THE DATA.
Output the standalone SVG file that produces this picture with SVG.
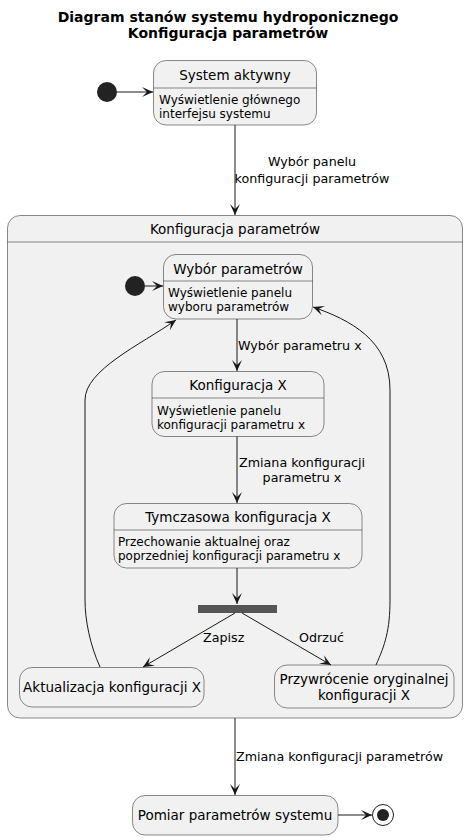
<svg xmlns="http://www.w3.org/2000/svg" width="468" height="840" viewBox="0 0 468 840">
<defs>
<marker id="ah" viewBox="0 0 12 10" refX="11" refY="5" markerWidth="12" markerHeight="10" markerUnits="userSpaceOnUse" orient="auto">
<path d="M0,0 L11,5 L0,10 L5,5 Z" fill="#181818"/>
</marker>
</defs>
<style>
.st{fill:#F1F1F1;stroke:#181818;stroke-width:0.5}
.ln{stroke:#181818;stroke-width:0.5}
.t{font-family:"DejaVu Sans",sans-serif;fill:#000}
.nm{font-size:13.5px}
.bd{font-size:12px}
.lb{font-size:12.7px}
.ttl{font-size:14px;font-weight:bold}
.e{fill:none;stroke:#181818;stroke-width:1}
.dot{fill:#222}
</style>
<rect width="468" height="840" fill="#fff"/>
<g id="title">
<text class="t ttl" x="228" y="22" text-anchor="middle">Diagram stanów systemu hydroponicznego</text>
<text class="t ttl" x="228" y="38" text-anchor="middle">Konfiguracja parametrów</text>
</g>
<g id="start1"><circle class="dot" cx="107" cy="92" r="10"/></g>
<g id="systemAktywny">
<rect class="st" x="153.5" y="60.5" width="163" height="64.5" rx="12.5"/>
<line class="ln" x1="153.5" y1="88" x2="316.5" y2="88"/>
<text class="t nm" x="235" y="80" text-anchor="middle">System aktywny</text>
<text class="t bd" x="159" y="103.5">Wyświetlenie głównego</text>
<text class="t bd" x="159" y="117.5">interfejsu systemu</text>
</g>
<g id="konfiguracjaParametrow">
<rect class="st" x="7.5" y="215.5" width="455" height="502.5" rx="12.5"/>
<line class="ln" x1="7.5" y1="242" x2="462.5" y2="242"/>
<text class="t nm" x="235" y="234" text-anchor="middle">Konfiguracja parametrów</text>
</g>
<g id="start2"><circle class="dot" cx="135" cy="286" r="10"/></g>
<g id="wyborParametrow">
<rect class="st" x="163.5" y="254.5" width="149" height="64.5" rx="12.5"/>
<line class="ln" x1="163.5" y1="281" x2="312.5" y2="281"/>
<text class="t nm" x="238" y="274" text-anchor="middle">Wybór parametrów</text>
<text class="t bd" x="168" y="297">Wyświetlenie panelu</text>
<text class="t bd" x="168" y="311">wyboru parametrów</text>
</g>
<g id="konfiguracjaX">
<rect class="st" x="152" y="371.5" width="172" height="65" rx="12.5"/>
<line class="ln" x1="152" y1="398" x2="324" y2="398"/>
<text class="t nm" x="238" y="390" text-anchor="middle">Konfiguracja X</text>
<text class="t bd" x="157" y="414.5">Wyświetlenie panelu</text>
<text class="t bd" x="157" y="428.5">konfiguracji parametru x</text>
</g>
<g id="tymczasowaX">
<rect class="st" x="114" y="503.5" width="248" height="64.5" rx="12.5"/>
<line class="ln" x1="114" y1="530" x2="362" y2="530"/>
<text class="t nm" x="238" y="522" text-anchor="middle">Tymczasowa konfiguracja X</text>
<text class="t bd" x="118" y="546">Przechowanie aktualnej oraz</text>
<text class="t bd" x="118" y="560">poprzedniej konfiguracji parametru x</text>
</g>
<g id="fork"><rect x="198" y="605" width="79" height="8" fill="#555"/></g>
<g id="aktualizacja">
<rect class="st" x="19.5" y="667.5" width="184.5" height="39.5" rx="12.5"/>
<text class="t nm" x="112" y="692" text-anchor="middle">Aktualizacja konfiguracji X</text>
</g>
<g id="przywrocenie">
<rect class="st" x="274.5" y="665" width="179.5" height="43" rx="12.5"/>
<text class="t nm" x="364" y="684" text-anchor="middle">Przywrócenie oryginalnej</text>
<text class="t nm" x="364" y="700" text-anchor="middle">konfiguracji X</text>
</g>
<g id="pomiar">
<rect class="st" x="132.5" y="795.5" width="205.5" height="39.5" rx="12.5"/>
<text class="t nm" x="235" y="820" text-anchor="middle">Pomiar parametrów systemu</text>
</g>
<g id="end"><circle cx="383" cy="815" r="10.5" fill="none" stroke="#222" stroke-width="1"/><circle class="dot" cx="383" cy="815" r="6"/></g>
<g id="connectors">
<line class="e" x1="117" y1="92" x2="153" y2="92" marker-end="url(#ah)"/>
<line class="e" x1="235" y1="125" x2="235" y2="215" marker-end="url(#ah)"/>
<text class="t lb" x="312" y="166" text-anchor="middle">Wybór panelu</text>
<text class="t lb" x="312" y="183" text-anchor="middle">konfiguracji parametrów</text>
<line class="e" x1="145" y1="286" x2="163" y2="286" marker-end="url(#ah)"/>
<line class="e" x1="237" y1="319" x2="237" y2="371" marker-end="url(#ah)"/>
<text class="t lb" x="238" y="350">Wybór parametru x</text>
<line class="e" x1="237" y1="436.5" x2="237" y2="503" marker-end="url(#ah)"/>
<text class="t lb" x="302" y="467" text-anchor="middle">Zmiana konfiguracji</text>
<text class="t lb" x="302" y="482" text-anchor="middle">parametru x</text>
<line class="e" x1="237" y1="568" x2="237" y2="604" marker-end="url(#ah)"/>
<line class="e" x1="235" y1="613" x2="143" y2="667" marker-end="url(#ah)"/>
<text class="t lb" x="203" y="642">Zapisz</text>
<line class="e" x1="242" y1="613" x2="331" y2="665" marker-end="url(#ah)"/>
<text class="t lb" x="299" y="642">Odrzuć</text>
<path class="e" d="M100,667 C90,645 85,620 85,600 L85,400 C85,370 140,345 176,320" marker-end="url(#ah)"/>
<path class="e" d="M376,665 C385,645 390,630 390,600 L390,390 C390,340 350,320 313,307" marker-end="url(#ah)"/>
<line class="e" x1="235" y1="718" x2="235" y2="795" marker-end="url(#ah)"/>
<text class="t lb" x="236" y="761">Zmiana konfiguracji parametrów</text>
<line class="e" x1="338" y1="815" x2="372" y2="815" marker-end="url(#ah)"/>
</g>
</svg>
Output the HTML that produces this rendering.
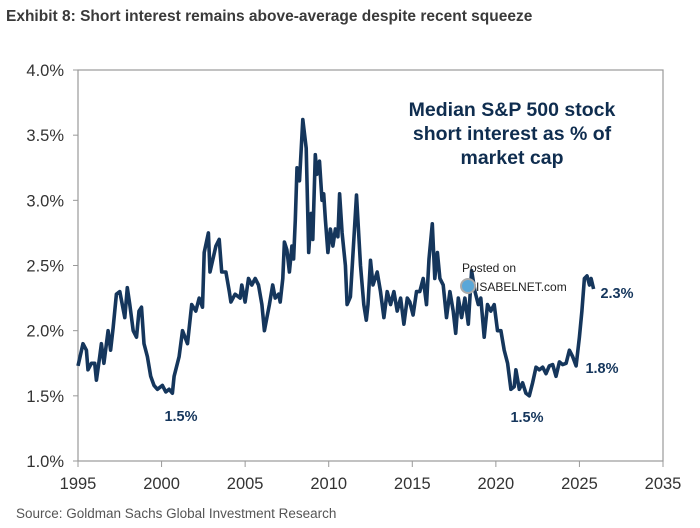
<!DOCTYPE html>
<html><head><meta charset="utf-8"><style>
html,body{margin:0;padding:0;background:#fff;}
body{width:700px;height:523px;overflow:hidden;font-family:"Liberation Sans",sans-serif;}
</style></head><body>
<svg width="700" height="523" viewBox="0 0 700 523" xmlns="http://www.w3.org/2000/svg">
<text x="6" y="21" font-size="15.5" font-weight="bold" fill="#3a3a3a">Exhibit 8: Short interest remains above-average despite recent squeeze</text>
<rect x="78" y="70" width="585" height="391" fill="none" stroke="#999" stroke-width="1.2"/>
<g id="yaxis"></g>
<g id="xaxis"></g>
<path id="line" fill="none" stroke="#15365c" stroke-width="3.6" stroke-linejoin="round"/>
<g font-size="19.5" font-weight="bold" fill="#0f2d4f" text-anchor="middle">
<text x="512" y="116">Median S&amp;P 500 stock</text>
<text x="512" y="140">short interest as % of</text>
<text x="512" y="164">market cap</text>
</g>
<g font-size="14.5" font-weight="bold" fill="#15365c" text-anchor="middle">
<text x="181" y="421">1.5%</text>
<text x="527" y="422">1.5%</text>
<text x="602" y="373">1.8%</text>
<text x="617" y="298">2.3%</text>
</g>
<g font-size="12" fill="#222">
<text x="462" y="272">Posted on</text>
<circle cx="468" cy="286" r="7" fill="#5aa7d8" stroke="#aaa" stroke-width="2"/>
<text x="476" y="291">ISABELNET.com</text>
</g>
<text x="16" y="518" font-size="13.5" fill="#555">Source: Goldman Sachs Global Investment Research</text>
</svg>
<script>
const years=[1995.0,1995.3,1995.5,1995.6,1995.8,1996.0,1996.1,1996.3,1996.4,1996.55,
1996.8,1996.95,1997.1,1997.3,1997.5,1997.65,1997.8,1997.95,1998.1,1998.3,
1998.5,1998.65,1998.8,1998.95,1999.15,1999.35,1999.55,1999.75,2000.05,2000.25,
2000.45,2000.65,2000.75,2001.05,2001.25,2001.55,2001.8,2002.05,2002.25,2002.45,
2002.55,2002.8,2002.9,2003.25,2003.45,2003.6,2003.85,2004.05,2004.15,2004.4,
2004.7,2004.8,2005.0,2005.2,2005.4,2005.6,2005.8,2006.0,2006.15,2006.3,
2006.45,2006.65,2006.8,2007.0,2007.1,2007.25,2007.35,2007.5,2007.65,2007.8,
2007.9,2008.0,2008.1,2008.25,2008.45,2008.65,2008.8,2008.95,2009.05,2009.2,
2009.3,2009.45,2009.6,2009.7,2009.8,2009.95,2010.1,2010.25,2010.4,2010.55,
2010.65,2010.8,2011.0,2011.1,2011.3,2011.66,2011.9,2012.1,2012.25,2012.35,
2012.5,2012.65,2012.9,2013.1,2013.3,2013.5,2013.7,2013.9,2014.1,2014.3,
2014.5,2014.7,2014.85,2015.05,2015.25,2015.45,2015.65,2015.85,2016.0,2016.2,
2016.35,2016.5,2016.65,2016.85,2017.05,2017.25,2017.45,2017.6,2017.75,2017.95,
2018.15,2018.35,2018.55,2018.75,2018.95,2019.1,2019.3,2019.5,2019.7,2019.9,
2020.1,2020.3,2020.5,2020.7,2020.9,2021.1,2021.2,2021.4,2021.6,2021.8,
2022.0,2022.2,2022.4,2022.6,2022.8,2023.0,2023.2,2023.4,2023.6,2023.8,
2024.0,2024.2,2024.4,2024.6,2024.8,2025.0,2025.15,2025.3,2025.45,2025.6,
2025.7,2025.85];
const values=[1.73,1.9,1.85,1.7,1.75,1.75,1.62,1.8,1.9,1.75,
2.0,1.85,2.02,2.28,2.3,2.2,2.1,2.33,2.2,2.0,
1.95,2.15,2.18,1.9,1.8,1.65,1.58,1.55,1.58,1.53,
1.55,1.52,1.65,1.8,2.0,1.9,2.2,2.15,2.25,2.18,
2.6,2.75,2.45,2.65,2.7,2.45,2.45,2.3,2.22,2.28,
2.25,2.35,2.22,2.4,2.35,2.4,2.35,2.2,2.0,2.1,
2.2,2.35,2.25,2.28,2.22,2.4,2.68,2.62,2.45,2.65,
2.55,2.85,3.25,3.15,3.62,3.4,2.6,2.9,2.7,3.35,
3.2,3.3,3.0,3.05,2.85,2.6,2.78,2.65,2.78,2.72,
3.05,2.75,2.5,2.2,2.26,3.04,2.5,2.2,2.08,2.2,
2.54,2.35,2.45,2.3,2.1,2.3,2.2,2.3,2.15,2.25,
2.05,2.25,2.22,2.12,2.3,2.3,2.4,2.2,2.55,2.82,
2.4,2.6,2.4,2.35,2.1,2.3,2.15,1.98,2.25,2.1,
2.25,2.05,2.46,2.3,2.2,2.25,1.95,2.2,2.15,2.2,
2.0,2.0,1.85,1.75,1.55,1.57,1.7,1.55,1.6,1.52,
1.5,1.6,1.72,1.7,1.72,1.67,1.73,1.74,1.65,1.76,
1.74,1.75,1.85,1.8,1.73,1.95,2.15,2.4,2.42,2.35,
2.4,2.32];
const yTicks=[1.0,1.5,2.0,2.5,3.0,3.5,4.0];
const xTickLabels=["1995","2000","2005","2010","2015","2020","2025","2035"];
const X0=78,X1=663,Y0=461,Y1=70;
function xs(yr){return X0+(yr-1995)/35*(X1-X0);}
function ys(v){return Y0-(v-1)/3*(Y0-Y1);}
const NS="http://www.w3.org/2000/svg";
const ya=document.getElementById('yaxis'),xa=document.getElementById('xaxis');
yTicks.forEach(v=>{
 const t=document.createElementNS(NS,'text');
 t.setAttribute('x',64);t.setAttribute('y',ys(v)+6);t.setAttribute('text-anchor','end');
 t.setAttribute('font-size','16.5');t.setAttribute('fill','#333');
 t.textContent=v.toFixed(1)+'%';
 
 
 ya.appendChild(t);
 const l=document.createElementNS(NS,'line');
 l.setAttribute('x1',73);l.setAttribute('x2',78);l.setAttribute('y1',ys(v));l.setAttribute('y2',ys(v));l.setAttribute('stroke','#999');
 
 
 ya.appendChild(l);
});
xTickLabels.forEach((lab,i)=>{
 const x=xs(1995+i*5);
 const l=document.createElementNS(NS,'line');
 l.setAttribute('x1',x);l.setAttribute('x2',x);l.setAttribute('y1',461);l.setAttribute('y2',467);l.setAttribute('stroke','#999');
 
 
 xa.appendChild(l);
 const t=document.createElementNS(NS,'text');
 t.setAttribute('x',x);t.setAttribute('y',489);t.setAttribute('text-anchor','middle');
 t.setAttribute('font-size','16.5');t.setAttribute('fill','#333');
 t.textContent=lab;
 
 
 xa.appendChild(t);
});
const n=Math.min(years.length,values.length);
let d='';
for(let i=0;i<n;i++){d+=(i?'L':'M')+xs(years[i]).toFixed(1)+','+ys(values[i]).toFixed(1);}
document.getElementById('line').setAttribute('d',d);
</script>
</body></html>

PROMPT.
Copy out each line of the data containing the string "produces".

EXERCISE RESULT.
Output the standalone SVG file that produces this picture with SVG.
Output the HTML that produces this rendering.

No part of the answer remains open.